Seasonal appropriateness: Temple food follows the Panchanga (almanac) — seasonal festivals have their specific foods, and the ingredient selection changes with the agricultural calendar.
How Temple Food Influenced Brahmin Home Cooking
The daily rhythm of temple food has historically shaped home cooking in Brahmin communities. Families living near temples would receive prasadam regularly and incorporate those preparations into their home kitchen repertoire. Temple cooks who retired or took on students would spread their recipes and techniques into the community.
This is how bisibelebath, pongal, kesari bath, and various payasam preparations became fixtures of Karnataka Brahmin home cooking — they were refined in temple kitchens and diffused into domestic practice over generations.
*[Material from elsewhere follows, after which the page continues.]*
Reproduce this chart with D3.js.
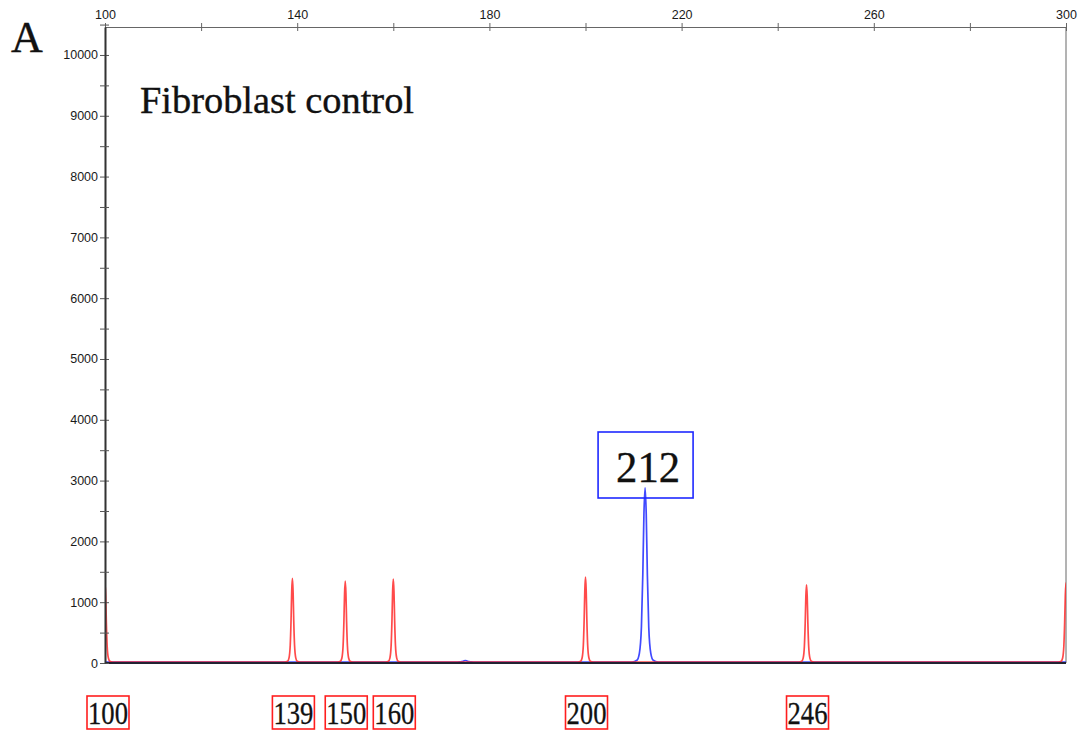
<!DOCTYPE html>
<html>
<head>
<meta charset="utf-8">
<script src="https://cdn.jsdelivr.net/npm/d3@7"></script>
<style>
  html, body { margin: 0; padding: 0; background: #fff; }
  svg { display: block; }
</style>
</head>
<body>
<svg id="chart" width="1083" height="736"></svg>
<script>
// Fragment sizes (bp) and peak heights (RFU) for the size-standard (red) channel
const redSizes   = [100, 139, 150, 160, 200, 246, 300];
const redHeights = [1300, 1375, 1330, 1365, 1395, 1270, 1300];

// Sample (blue) channel: small bump plus the main product
const blueSizes   = [175, 212.4];
const blueHeights = [25, 2865];

// Boxed size labels under the trace, and the boxed label above the sample peak
const sizeLabels = [100, 139, 150, 160, 200, 246];
const peakLabel  = { size: 212.4, text: "212" };

// Axis ticks
const topMajorTicks  = [100, 140, 180, 220, 260, 300];
const topMinorTicks  = [120, 160, 200, 240, 280];
const leftMajorTicks = [0, 1000, 2000, 3000, 4000, 5000, 6000, 7000, 8000, 9000, 10000];
const leftMinorTicks = [500, 1500, 2500, 3500, 4500, 5500, 6500, 7500, 8500, 9500, 10500];

// Peak profile template: offsets (bp) from the apex and fraction of apex height
const profileOffsets = [-1.6, -1.0, -0.7, -0.45, -0.28, -0.14, 0, 0.14, 0.28, 0.45, 0.7, 1.0, 1.6];
const profileFracs   = [0, 0.01, 0.05, 0.2, 0.5, 0.85, 1, 0.85, 0.5, 0.2, 0.05, 0.01, 0];

const svg = d3.select("#chart");
const plotLeft = 105, plotRight = 1066, plotTop = 27, plotBottom = 663;

const x = d3.scaleLinear().domain([100, 300]).range([plotLeft, plotRight]);
const y = d3.scaleLinear().domain([0, 10460]).range([plotBottom, plotTop]);

// Build a trace from peak positions/heights using the profile template
function buildTrace(sizes, heights, widthFactor) {
  const pts = [[x.domain()[0] - 3, 0]];
  sizes.forEach((s, i) => {
    profileOffsets.forEach((o, j) => pts.push([s + o * widthFactor, heights[i] * profileFracs[j]]));
  });
  pts.push([x.domain()[1] + 3, 0]);
  pts.sort((a, b) => a[0] - b[0]);
  return pts;
}

const line = d3.line()
  .x(d => x(d[0]))
  .y(d => y(d[1]) - 1)
  .curve(d3.curveMonotoneX);

svg.append("defs").append("clipPath").attr("id", "plotClip")
  .append("rect").attr("x", plotLeft).attr("y", plotTop)
  .attr("width", plotRight - plotLeft).attr("height", plotBottom - plotTop + 2);

// Right frame edge
svg.append("line")
  .attr("x1", plotRight).attr("x2", plotRight).attr("y1", plotTop).attr("y2", plotBottom)
  .attr("stroke", "#9a9a9a").attr("stroke-width", 1.5);

const traces = svg.append("g").attr("clip-path", "url(#plotClip)");
traces.append("path")
  .datum(buildTrace(blueSizes, blueHeights, 1.7))
  .attr("fill", "none").attr("stroke", "#2b35ff").attr("stroke-width", 1.7)
  .attr("stroke-linejoin", "round").attr("opacity", 0.9)
  .attr("d", line);
traces.append("path")
  .datum(buildTrace(redSizes, redHeights, 1))
  .attr("fill", "none").attr("stroke", "#ff2a2a").attr("stroke-width", 1.7)
  .attr("stroke-linejoin", "round").attr("opacity", 0.85)
  .attr("d", line);

// Baseline
svg.append("line")
  .attr("x1", plotLeft).attr("x2", plotRight).attr("y1", plotBottom).attr("y2", plotBottom)
  .attr("stroke", "#222233").attr("stroke-width", 2);

// Top axis
const tickFont = "Liberation Sans, Arial, sans-serif";
const topAxis = svg.append("g").attr("transform", `translate(0,${plotTop})`)
  .call(d3.axisTop(x).tickValues(topMajorTicks).tickSize(4).tickSizeOuter(0).tickFormat(d3.format("d")));
const topMinor = svg.append("g").attr("transform", `translate(0,${plotTop})`)
  .call(d3.axisTop(x).tickValues(topMinorTicks).tickSize(4).tickSizeOuter(0).tickFormat(""));
[topAxis, topMinor].forEach(g => {
  g.select(".domain").attr("stroke", "#666").attr("stroke-width", 1.2);
  g.selectAll(".tick line").attr("y2", -4).attr("y1", 4).attr("stroke", "#666");
});
topAxis.selectAll(".tick text")
  .attr("font-family", tickFont).attr("font-size", 12.5).attr("fill", "#1a1a1a").attr("y", -8);

// Left axis
const leftAxis = svg.append("g").attr("transform", `translate(${plotLeft},0)`)
  .call(d3.axisLeft(y).tickValues(leftMajorTicks).tickSize(5).tickSizeOuter(0).tickFormat(d3.format("d")));
const leftMinor = svg.append("g").attr("transform", `translate(${plotLeft},0)`)
  .call(d3.axisLeft(y).tickValues(leftMinorTicks).tickSize(5).tickSizeOuter(0).tickFormat(""));
[leftAxis, leftMinor].forEach(g => {
  g.select(".domain").attr("stroke", "#333").attr("stroke-width", 1.6);
  g.selectAll(".tick line").attr("x2", -5).attr("x1", 4).attr("stroke", "#555");
});
leftAxis.selectAll(".tick text")
  .attr("font-family", tickFont).attr("font-size", 12.5).attr("fill", "#1a1a1a").attr("x", -7);

const serif = "Liberation Serif, 'Times New Roman', serif";

// Panel letter and title
svg.append("text").attr("x", 11).attr("y", 52)
  .attr("font-family", serif).attr("font-size", 44).attr("fill", "#111")
  .attr("stroke", "#111").attr("stroke-width", 0.4).text("A");
svg.append("text").attr("x", 140).attr("y", 113)
  .attr("font-family", serif).attr("font-size", 37).attr("fill", "#111")
  .attr("stroke", "#111").attr("stroke-width", 0.35)
  .attr("textLength", 274).attr("lengthAdjust", "spacingAndGlyphs")
  .text("Fibroblast control");

// Boxed size labels
const lab = svg.append("g").selectAll("g").data(sizeLabels).join("g")
  .attr("transform", d => `translate(${x(d) + (d === 100 ? 3 : 1) - 21},696)`);
lab.append("rect").attr("width", 42).attr("height", 33)
  .attr("fill", "none").attr("stroke", "#ff1e1e").attr("stroke-width", 1.6);
lab.append("text").attr("x", 1).attr("y", 28)
  .attr("font-family", serif).attr("font-size", 32).attr("fill", "#111")
  .attr("stroke", "#111").attr("stroke-width", 0.3)
  .attr("textLength", 40).attr("lengthAdjust", "spacingAndGlyphs")
  .text(d => d);

// Boxed label above the sample peak
const pl = svg.append("g").attr("transform", `translate(${x(peakLabel.size) - 47},432)`);
pl.append("rect").attr("width", 95).attr("height", 66)
  .attr("fill", "none").attr("stroke", "#1e28ff").attr("stroke-width", 1.6);
pl.append("text").attr("x", 18).attr("y", 50)
  .attr("font-family", serif).attr("font-size", 45).attr("fill", "#111")
  .attr("stroke", "#111").attr("stroke-width", 0.35)
  .attr("textLength", 64).attr("lengthAdjust", "spacingAndGlyphs")
  .text(peakLabel.text);
</script>
</body>
</html>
Shastrys Cafe and the Temple Food Legacy
At Shastrys Cafe in Kodigehalli, bisibelebath is one of the signature dishes — and it is prepared with the same holistic approach that temple cooking demands: the bisibelebath masala is freshly ground, the tempering is done with real ghee and dried red chillies, and the dish is served hot and fragrant. It is not a simplified or restaurant-adapted version; it is the real thing, prepared by people who understand its cultural and culinary weight.
For many residents of North Bangalore who cannot make regular temple visits, a bowl of bisibelebath at Shastrys carries some of that same quality of nourishment — food prepared with care, rooted in tradition, and offered with good intention.
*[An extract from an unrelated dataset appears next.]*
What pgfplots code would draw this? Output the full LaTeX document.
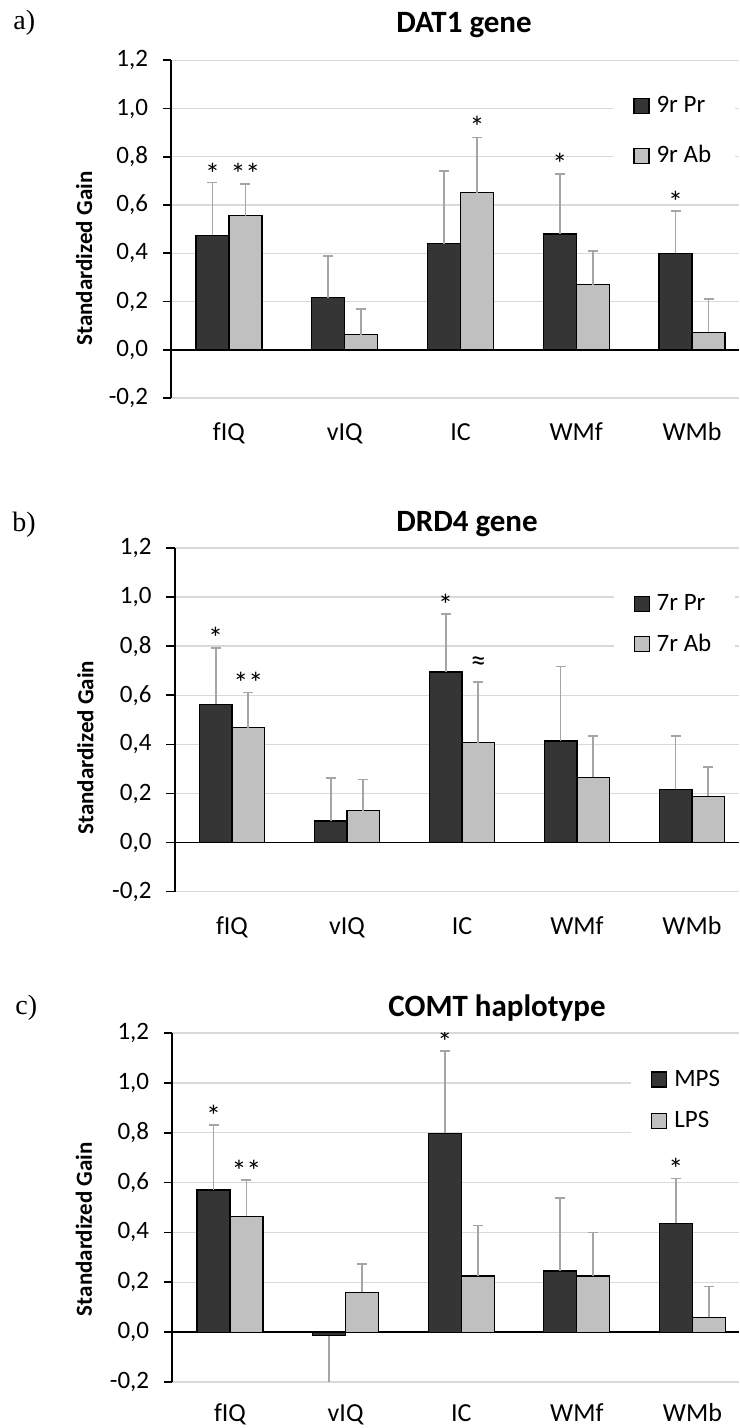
\documentclass[border=0pt]{standalone}
\usepackage{fontspec}
\setmainfont{Carlito}
\newfontfamily\panelfont{Liberation Serif}
\usepackage{pgfplots}
\pgfplotsset{compat=1.18}

\definecolor{darkbar}{HTML}{353535}
\definecolor{lightbar}{HTML}{C0C0C0}
\definecolor{errc}{HTML}{A5A5A5}
\definecolor{gridc}{HTML}{D9D9D9}

\tikzset{sig/.style={anchor=base, yshift=-7pt, font=\fontsize{15}{17}\selectfont, inner sep=0pt}}

\pgfplotsset{
  panel/.style={
    ybar, scale only axis,
    ymin=-0.2, ymax=1.2,
    ytick={-0.2,0,0.2,0.4,0.6,0.8,1.0,1.2},
    xmin=-0.5,
    xtick={0,1,2,3,4}, xticklabels={fIQ,vIQ,IC,WMf,WMb},
    major x tick style={draw=none},
    ymajorgrids, grid style={gridc, line width=0.7pt},
    axis y line*=left, axis x line*=bottom,
    x axis line style={draw=none},
    y axis line style={black, line width=1pt},
    tick align=outside,
    major y tick style={black, line width=0.8pt}, major tick length=4pt,
    extra y ticks={0}, extra y tick labels={},
    extra y tick style={grid style={black, line width=0.8pt}},
    y tick label style={font=\fontsize{12.5}{15}\selectfont, xshift=-4pt,
      /pgf/number format/use comma, /pgf/number format/fixed,
      /pgf/number format/fixed zerofill, /pgf/number format/precision=1,
      /pgf/number format/assume math mode=true},
    x tick label style={font=\fontsize{13}{15}\selectfont, anchor=base, yshift=-17.5pt, inner sep=0pt},
    bar width=0.285,
    every axis y label/.style={rotate=90, anchor=center, font=\bfseries\fontsize{11.5}{13}\selectfont},
    ylabel={Standardized Gain},
    legend cell align=left,
    legend style={draw=none, fill=white, anchor=north west,
      font=\fontsize{12.5}{15}\selectfont, inner xsep=10pt, inner ysep=4pt},
  },
  errstyle/.style={
    error bars/y dir=plus, error bars/y explicit,
    error bars/error bar style={errc, line width=0.9pt},
    error bars/error mark options={errc, line width=0.9pt, mark size=2.5pt, rotate=90}},
  darkplot/.style={fill=darkbar, draw=black, line width=0.6pt, bar shift=-0.1425,
    legend image code/.code={\draw[fill=darkbar, draw=black, line width=0.6pt] (0pt,-3.75pt) rectangle (7.5pt,3.75pt); \path (9pt,0pt);},
    errstyle},
  lightplot/.style={fill=lightbar, draw=black, line width=0.6pt, bar shift=0.1425,
    legend image code/.code={\draw[fill=lightbar, draw=black, line width=0.6pt] (0pt,-3.75pt) rectangle (7.5pt,3.75pt); \path (9pt,0pt);},
    errstyle},
}

\begin{document}
\begin{tikzpicture}
\useasboundingbox (0,0) rectangle (369.5pt,714pt);

% ---------- a) DAT1 ----------
\begin{axis}[panel, at={(85.55pt,515pt)}, anchor=south west,
  width=283.95pt, height=168.85pt, xmax=4.406,
  every axis y label/.append style={at={(rel axis cs:-0.153,0.413)}},
  legend style={at={(rel axis cs:0.778,0.93)}, row sep=11pt}]
\addplot[darkplot] coordinates {(0,0.475)+-(0,0.218) (1,0.216)+-(0,0.171) (2,0.440)+-(0,0.302) (3,0.480)+-(0,0.250) (4,0.400)+-(0,0.174)};
\addlegendentry{9r Pr}
\addplot[lightplot] coordinates {(0,0.556)+-(0,0.132) (1,0.062)+-(0,0.106) (2,0.651)+-(0,0.229) (3,0.270)+-(0,0.140) (4,0.073)+-(0,0.136)};
\addlegendentry{9r Ab}
\node[sig] at (axis cs:-0.1425,0.745) {*};
\node[sig] at (axis cs:0.1425,0.745) {**};
\node[sig] at (axis cs:2.1425,0.936) {*};
\node[sig] at (axis cs:2.8575,0.783) {*};
\node[sig] at (axis cs:3.8575,0.625) {*};
\end{axis}

% ---------- b) DRD4 ----------
\begin{axis}[panel, at={(87.25pt,268.15pt)}, anchor=south west,
  width=282.25pt, height=171.85pt, xmax=4.409,
  every axis y label/.append style={at={(rel axis cs:-0.158,0.419)}},
  legend style={at={(rel axis cs:0.777,0.90)}, row sep=6pt}]
\addplot[darkplot] coordinates {(0,0.563)+-(0,0.231) (1,0.088)+-(0,0.176) (2,0.695)+-(0,0.237) (3,0.414)+-(0,0.303) (4,0.217)+-(0,0.218)};
\addlegendentry{7r Pr}
\addplot[lightplot] coordinates {(0,0.468)+-(0,0.143) (1,0.130)+-(0,0.127) (2,0.407)+-(0,0.246) (3,0.266)+-(0,0.169) (4,0.189)+-(0,0.118)};
\addlegendentry{7r Ab}
\node[sig] at (axis cs:-0.1425,0.848) {*};
\node[sig] at (axis cs:0.1425,0.666) {**};
\node[sig] at (axis cs:1.8575,0.981) {*};
\node[sig] at (axis cs:2.1425,0.756) {≈};
\end{axis}

% ---------- c) COMT ----------
\begin{axis}[panel, at={(86.1pt,23pt)}, anchor=south west,
  width=283.4pt, height=174.5pt, xmax=4.403,
  x tick label style={yshift=2pt},
  every axis y label/.append style={at={(rel axis cs:-0.156,0.438)}},
  legend style={at={(rel axis cs:0.809,0.93)}, row sep=7pt}]
\addplot[darkplot] coordinates {(0,0.570)+-(0,0.262) (2,0.797)+-(0,0.331) (3,0.245)+-(0,0.293) (4,0.437)+-(0,0.179)};
\addlegendentry{MPS}
\addplot[darkplot, forget plot, error bars/y dir=minus] coordinates {(1,-0.015)+-(0,0.300)};
\addplot[lightplot] coordinates {(0,0.464)+-(0,0.145) (1,0.160)+-(0,0.112) (2,0.225)+-(0,0.203) (3,0.225)+-(0,0.175) (4,0.060)+-(0,0.123)};
\addlegendentry{LPS}
\node[sig] at (axis cs:-0.1425,0.881) {*};
\node[sig] at (axis cs:0.1425,0.660) {**};
\node[sig] at (axis cs:1.8575,1.179) {*};
\node[sig] at (axis cs:3.8575,0.669) {*};
\end{axis}

% titles and panel letters
\node[anchor=base, font=\bfseries\fontsize{15.5}{18}\selectfont] at (232pt,697.5pt) {DAT1 gene};
\node[anchor=base, font=\bfseries\fontsize{15.5}{18}\selectfont] at (233.5pt,448.15pt) {DRD4 gene};
\node[anchor=base, font=\bfseries\fontsize{15.5}{18}\selectfont] at (248.5pt,205.5pt) {COMT haplotype};
\node[anchor=base west, inner sep=0pt, font=\panelfont\fontsize{14}{16}\selectfont] at (6.5pt,699pt) {a)};
\node[anchor=base west, inner sep=0pt, font=\panelfont\fontsize{14}{16}\selectfont] at (6pt,448.15pt) {b)};
\node[anchor=base west, inner sep=0pt, font=\panelfont\fontsize{14}{16}\selectfont] at (7.5pt,206.5pt) {c)};
\end{tikzpicture}
\end{document}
The Future of Temple Food Traditions
Karnataka's temple food traditions face both preservation challenges and new opportunities. On one hand, the rapid urbanisation of cities like Bangalore has reduced the density of traditional Brahmin cooking knowledge — fewer young people know how to prepare authentic bisibelebath masala from scratch. On the other hand, there is growing interest in traditional food systems, with food historians, chefs, and community organisations documenting and reviving temple kitchen recipes.
Restaurants that stay true to these traditions — like Shastrys Cafe — play an important role in this ecosystem, keeping the flavours and techniques of temple cooking alive and accessible in everyday urban life.